Zephaniah Phiri Maseko, Zimbabwean farmer and rainwater harvesting visionary
Zimbabwe has suffered greatly from multi-year droughts that devastated agriculture across much of southern Africa. For years, the rainy season in Zaka produced little rain, and lasted only 3 to 4 months. When the rains come they are often heavy but brief. Most of the rain runs off the dry ground, carrying precious topsoil with it. The resulting poor quality, dry soil grows little and is hard-packed, making the runoff even worse – a classic vicious cycle. Rainwater harvesting and conservation combined with biointensive agriculture are working together to reverse this cycle.
Communities have been taught a variety of strategies to capture rainwater, revitalize their soil, prolong the growing season of their gardens and trees, protect their soil and crops from flooding, and even raise local groundwater and well levels. A vision of the transformative impact of rainwater harvesting has inspired hundreds of households across rural Zaka, Zimbabwe to dig kilometres of trenches, diversion contours, infiltration pits, and in-ground water tanks, and to recycle their grey water. Combined with biointensive methods of nourishing the soil and a widespread tree-planting program, we are seeing the landscape renewed and restored.

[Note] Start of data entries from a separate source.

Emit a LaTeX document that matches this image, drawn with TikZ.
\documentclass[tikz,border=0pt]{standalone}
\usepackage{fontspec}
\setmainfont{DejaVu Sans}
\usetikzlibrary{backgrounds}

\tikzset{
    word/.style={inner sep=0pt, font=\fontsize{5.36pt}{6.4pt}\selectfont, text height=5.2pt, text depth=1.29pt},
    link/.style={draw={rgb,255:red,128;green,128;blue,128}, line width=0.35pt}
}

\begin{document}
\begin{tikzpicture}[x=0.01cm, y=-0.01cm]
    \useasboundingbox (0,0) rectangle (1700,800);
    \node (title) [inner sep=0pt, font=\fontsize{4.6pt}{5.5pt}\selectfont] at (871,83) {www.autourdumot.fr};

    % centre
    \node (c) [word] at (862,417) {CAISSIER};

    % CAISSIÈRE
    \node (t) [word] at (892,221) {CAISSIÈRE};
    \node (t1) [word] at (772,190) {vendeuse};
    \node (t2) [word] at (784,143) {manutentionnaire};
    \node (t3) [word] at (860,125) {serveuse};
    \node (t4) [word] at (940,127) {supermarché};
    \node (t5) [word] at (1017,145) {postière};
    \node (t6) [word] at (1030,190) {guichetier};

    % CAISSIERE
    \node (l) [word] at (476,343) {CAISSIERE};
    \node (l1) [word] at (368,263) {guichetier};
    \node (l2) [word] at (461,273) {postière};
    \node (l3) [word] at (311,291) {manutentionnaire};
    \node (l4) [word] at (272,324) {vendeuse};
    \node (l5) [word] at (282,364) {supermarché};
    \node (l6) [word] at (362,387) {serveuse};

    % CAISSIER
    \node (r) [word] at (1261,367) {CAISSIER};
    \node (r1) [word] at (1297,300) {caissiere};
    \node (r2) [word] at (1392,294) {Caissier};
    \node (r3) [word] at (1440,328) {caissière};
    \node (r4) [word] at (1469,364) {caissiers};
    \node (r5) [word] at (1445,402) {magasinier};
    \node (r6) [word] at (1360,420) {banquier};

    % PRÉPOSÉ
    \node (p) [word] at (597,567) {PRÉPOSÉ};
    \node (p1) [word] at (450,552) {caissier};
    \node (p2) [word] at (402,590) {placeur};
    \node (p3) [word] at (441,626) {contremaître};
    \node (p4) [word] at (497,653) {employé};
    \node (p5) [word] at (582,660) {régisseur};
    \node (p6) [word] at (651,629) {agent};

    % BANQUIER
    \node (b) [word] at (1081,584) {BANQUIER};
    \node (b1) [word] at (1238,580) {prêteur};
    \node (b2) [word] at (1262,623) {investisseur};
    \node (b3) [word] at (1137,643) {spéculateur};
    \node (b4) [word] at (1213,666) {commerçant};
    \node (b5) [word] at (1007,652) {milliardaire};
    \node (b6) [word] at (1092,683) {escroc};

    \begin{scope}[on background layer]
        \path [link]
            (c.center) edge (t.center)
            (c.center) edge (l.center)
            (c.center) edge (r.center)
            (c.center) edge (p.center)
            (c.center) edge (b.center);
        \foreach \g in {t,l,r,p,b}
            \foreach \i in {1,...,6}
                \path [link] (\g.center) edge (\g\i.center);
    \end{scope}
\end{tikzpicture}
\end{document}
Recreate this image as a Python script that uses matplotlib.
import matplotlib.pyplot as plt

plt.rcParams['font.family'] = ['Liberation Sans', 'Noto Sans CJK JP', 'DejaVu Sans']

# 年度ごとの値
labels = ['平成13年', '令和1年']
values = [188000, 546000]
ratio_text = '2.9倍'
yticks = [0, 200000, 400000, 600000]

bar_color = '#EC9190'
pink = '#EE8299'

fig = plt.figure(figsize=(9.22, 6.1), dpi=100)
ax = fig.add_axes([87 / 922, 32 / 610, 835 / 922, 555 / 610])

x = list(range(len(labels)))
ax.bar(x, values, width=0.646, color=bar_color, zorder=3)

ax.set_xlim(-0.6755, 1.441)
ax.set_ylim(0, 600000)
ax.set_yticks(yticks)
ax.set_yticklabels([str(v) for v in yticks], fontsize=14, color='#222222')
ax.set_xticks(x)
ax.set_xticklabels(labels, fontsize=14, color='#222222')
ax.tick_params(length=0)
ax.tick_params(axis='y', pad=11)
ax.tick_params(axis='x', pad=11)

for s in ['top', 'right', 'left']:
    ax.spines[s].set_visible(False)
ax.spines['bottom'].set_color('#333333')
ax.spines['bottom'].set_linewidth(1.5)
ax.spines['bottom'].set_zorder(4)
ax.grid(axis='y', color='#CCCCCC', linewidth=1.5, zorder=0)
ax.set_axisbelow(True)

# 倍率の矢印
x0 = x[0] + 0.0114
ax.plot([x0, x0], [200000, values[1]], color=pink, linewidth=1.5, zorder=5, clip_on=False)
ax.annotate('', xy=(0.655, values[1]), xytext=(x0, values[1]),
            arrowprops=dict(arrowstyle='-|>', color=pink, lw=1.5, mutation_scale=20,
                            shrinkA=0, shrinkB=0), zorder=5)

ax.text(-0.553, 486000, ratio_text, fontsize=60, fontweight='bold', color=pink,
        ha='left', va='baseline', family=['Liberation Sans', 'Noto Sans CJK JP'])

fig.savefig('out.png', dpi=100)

Rainwater harvesting is hot, hard, dusty work – but people are enthusiastically digging because they see the benefits.

Kudakwashe cares for 3 orphaned children in his home. He has dug trenches and infiltration pits throughout his property. Rather than running off, the rainwater now soaks into the ground and nourishes his avocado trees well beyond the rainy season.

Water runs off the dry soil on the left, but the composted and nourished soil on the right soaks it up like a sponge.